Writing Homework Help

CUNY BCCC Analyzing The Vessel Hudson Yards and The Little Island Projects Essay

 

This paper assignment is a continuation of your travelogues. While the travelogue assignments focus on your observations and recordings of important projects, this assignment allows you to learn and develop more formal academic and analytical writing in architecture and interior design. Here, you are required to compare and analyze two projects from two regions or cultures, seemingly unrelated. You learn to identify the connections, evolutions, and transformations of architectural ideas and forms across the wide regions and broad historical periods.

Here is the process:

  1. Carefully choose two projects from your travelogues. They have to come from two distinctive cultures or regions (e.g., western vs. non-western).
  1. Review your drawings and texts for the chosen buildings. Then you examine layouts, sections, plans, elevations, materials, structure, and other drawings. Compare them based on YOUR findings.
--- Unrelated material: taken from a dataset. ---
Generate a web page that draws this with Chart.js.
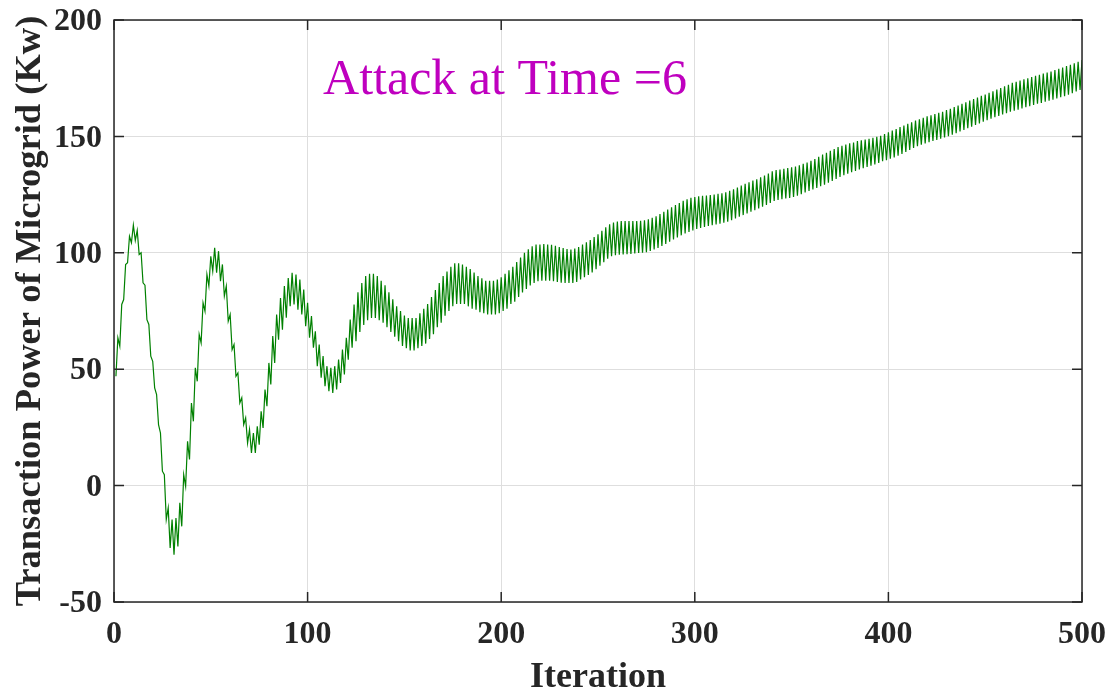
<!DOCTYPE html>
<html>
<head>
<meta charset="utf-8">
<title>Transaction Power of Microgrid</title>
<script src="https://cdn.jsdelivr.net/npm/chart.js@4.4.1/dist/chart.umd.min.js"></script>
<style>
  html, body { margin: 0; padding: 0; background: #fff; }
  canvas { display: block; }
</style>
</head>
<body>
<canvas id="myChart" width="1112" height="696"></canvas>
<script>
const xTicks = [0, 100, 200, 300, 400, 500];
const yTicks = [-50, 0, 50, 100, 150, 200];
const xTitle = "Iteration";
const yTitle = "Transaction Power of Microgrid (Kw)";
const attackLabel = "Attack at Time =6";

// power per iteration, iteration 1 .. 124
const powerA = [
  47.0, 63.5, 59.9, 77.8, 79.9, 95.0, 95.7, 107.1, 104.3, 111.9,
  105.3, 109.6, 99.3, 100.0, 87.1, 86.1, 71.3, 69.2, 55.6, 53.4,
  42.0, 39.1, 26.2, 22.6, 6.2, 4.7, -14.6, -9.6, -26.8, -14.6,
  -29.7, -13.9, -26.1, -7.4, -17.5, 4.7, -0.3, 19.0, 11.2, 35.5,
  27.6, 50.6, 44.8, 64.9, 61.3, 78.5, 74.9, 90.7, 85.7, 98.5,
  92.1, 102.1, 91.4, 100.7, 87.8, 95.0, 81.4, 85.7, 70.6, 73.5,
  58.4, 60.6, 47.0, 48.4, 35.5, 37.7, 26.2, 29.1, 18.3, 24.1,
  14.0, 22.6, 14.0, 25.5, 17.6, 31.9, 24.8, 41.3, 34.1, 52.7,
  43.4, 64.2, 52.7, 73.5, 62.7, 80.6, 67.0, 85.7, 72.1, 89.2,
  77.1, 91.4, 77.8, 90.7, 75.6, 88.5, 73.5, 84.2, 68.5, 78.5,
  63.5, 72.8, 59.2, 66.3, 51.3, 60.6, 46.3, 55.6, 42.7, 51.3,
  40.5, 50.6, 39.8, 51.3, 41.3, 54.1, 44.1, 58.4, 47.7, 63.5,
  54.1, 71.3, 59.2, 77.8
];

// iteration 125 .. 250
const powerB = [
  62, 83, 66, 87, 69, 90, 71, 91, 72, 91,
  72, 90, 71, 88, 70, 86, 68, 83, 66, 80,
  64, 77, 62, 75, 60, 73, 59, 72, 58, 72,
  58, 72, 59, 74, 60, 76, 61, 78, 63, 81,
  65, 84, 68, 87, 70, 90, 73, 92, 75, 94,
  77, 95.5, 78, 95.5, 78, 95, 78, 94, 77, 93,
  76, 91.5, 75.5, 90, 74.5, 89, 74, 88, 73.5, 88,
  73.5, 88, 73.5, 88.5, 74, 89.5, 75, 91, 76, 92.5,
  78, 94, 79, 96, 81, 98, 83, 100, 84.5, 101.5,
  86, 102.8, 87, 103.5, 87.8, 103.6, 88, 103.8, 88, 103.6,
  88, 103.4, 87.8, 103, 87.5, 102.5, 87.2, 102, 87, 101.6,
  87, 101.4, 87, 101.8, 87.5, 102.5, 88.5, 103.5, 89.5, 104.5,
  90.5, 105.5, 91.5, 106.8, 93, 108
];

// iteration 251 .. 375
const powerC = [
  94.5, 109.5, 96, 111, 97.5, 112.2, 98.5, 113, 99, 113.4,
  99.2, 113.6, 99.3, 113.6, 99.4, 113.6, 99.5, 113.6, 99.7, 113.6,
  99.9, 113.7, 100, 114, 100.3, 114.4, 100.8, 115, 101.4, 115.7,
  102.1, 116.6, 102.9, 117.6, 103.8, 118.6, 104.8, 119.5, 105.7, 120.5,
  106.6, 121.4, 107.5, 122.3, 108.3, 123, 109, 123.6, 109.6, 124,
  110.2, 124.3, 110.7, 124.5, 111.1, 124.6, 111.5, 124.8, 111.9, 125,
  112.2, 125.3, 112.5, 125.6, 112.9, 126, 113.4, 126.6, 114, 127.3,
  114.7, 128, 115.5, 128.9, 116.2, 129.6, 116.9, 130.3, 117.6, 131,
  118.3, 131.6, 119, 132.4, 119.8, 133.2, 120.6, 134, 121.4, 135,
  122.3, 135.5, 122.7, 135.8, 123, 136.1, 123.3, 136.4, 123.6, 136.7,
  124, 137.1, 124.5, 137.6, 125.2, 138.2, 125.9, 138.8, 126.6, 139.5,
  127.2, 140.3, 127.9, 141.2, 128.6, 142.2, 129.3, 143, 130.1, 143.8,
  130.9, 144.6, 131.7, 145.4, 132.6
];

// iteration 376 .. 500
const powerD = [
  146, 133.3, 146.5, 134, 147, 134.6, 147.4, 135.2, 148, 135.8,
  148.3, 136.3, 148.7, 136.9, 149, 137.4, 149.4, 138, 149.8, 138.6,
  150.3, 139.3, 151, 139.8, 151.8, 140.4, 152.5, 141, 153.2, 141.7,
  154, 142.5, 154.7, 143.3, 155.4, 144.2, 156.1, 145, 156.8, 145.8,
  157.4, 146.4, 158, 147, 158.6, 147.5, 159.1, 148, 159.6, 148.5,
  160.1, 149, 160.6, 149.5, 161.3, 150.1, 161.9, 150.7, 162.6, 151.4,
  163.3, 152.1, 164, 152.8, 164.7, 153.5, 165.4, 154.2, 166, 154.9,
  166.7, 155.6, 167.4, 156.3, 168, 157, 168.7, 157.6, 169.4, 158.2,
  170.1, 158.8, 170.8, 159.4, 171.5, 160, 172.2, 160.6, 173, 161,
  173.5, 161.5, 174, 162, 174.5, 162.5, 175, 163, 175.5, 163.5,
  176, 164, 176.5, 164.4, 177, 164.9, 177.4, 165.3, 177.9, 165.8,
  178.5, 166.3, 179, 166.8, 179.6, 167.3, 180.2, 167.9, 180.8, 168.6,
  181.4, 169.3, 182, 170, 182.8
];

const power = [...powerA, ...powerB, ...powerC, ...powerD];
const points = power.map((v, i) => ({ x: i + 1, y: v }));

const axisColor = "#262626";
const serif = '"Liberation Serif", "Times New Roman", serif';

// box round the plot, inward ticks and the attack note
const axesBox = {
  id: "axesBox",
  afterDatasetsDraw(chart) {
    const { ctx, chartArea: a, scales } = chart;
    ctx.save();
    ctx.strokeStyle = axisColor;
    ctx.lineWidth = 1.5;
    ctx.strokeRect(a.left, a.top, a.right - a.left, a.bottom - a.top);

    ctx.beginPath();
    xTicks.forEach((t) => {
      const px = scales.x.getPixelForValue(t);
      ctx.moveTo(px, a.bottom);
      ctx.lineTo(px, a.bottom - 10);
      ctx.moveTo(px, a.top);
      ctx.lineTo(px, a.top + 10);
    });
    yTicks.forEach((t) => {
      const py = scales.y.getPixelForValue(t);
      ctx.moveTo(a.left, py);
      ctx.lineTo(a.left + 10, py);
      ctx.moveTo(a.right, py);
      ctx.lineTo(a.right - 10, py);
    });
    ctx.stroke();

    ctx.fillStyle = "#BF00BF";
    ctx.font = "50px " + serif;
    ctx.textBaseline = "alphabetic";
    ctx.textAlign = "left";
    ctx.fillText(attackLabel, scales.x.getPixelForValue(108), scales.y.getPixelForValue(168.2));
    ctx.restore();
  },
};

const config = {
  type: "line",
  data: {
    datasets: [
      {
        data: points,
        borderColor: "#008000",
        borderWidth: 1.2,
        pointRadius: 0,
        tension: 0,
        fill: false,
      },
    ],
  },
  options: {
    responsive: false,
    animation: false,
    devicePixelRatio: 1,
    layout: { padding: { top: 20, right: 30, left: 0, bottom: 0 } },
    plugins: {
      legend: { display: false },
      tooltip: { enabled: false },
    },
    scales: {
      x: {
        type: "linear",
        min: 0,
        max: 500,
        afterFit: (scale) => {
          scale.height = 94;
          scale.paddingLeft = 0;
          scale.paddingRight = 0;
        },
        afterBuildTicks: (scale) => { scale.ticks = xTicks.map((v) => ({ value: v })); },
        grid: { color: "#dedede", lineWidth: 1, drawTicks: false },
        border: { display: false },
        ticks: {
          padding: 14,
          color: axisColor,
          font: { family: serif, size: 32, weight: "bold" },
          maxRotation: 0,
        },
        title: {
          display: true,
          text: xTitle,
          color: axisColor,
          padding: { top: 0, bottom: -3 },
          font: { family: serif, size: 36, weight: "bold" },
        },
      },
      y: {
        min: -50,
        max: 200,
        afterFit: (scale) => {
          scale.width = 114;
          scale.paddingTop = 0;
          scale.paddingBottom = 0;
        },
        afterBuildTicks: (scale) => { scale.ticks = yTicks.map((v) => ({ value: v })); },
        grid: { color: "#dedede", lineWidth: 1, drawTicks: false },
        border: { display: false },
        ticks: {
          padding: 12,
          labelOffset: 2,
          color: axisColor,
          font: { family: serif, size: 32, weight: "bold" },
        },
        title: {
          display: true,
          text: yTitle,
          color: axisColor,
          padding: { top: 9, bottom: 0 },
          font: { family: serif, size: 36.5, weight: "bold" },
        },
      },
    },
  },
  plugins: [axesBox],
};

const myChart = document.getElementById("myChart");
new Chart(myChart, config);
</script>
</body>
</html>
These questions will help you see differences and similarities.
  1. What were the climate or contexts of the two projects you analyze?
  2. Who built each of them? When? Where? Why?
  3. What are the similarities and differences between the two projects?
  4. What were the primary technological, economic, cultural, and/or social values of the culture or region that allowed each project to be possible?
  5. Why are they unique structurally, spatially, programmatically, or artistically?
  6. Provide analysis of details, layouts, forms, volumes, programs, or surroundings of the two projects.
  1. Based on your findings, write an academic paper.
  1. 750-1000 words. Time-New Roman or Cambria 11 or 12. Double line spacing.
  2. You need a title / thesis statement / main analysis / conclusion
  3. This is an academic paper. Avoid first-person pronouns (I, we, my, etc.)
  4. For citation, use Chicago Manual or MLA. (https://owl.purdue.edu/owl/research_and_citation/resources.html)
  5. Include hand drawings, plans, elevations, etc, that support the arguments made in the text.
  6. Proofreading is essential. Ask your friend to read yours before submission.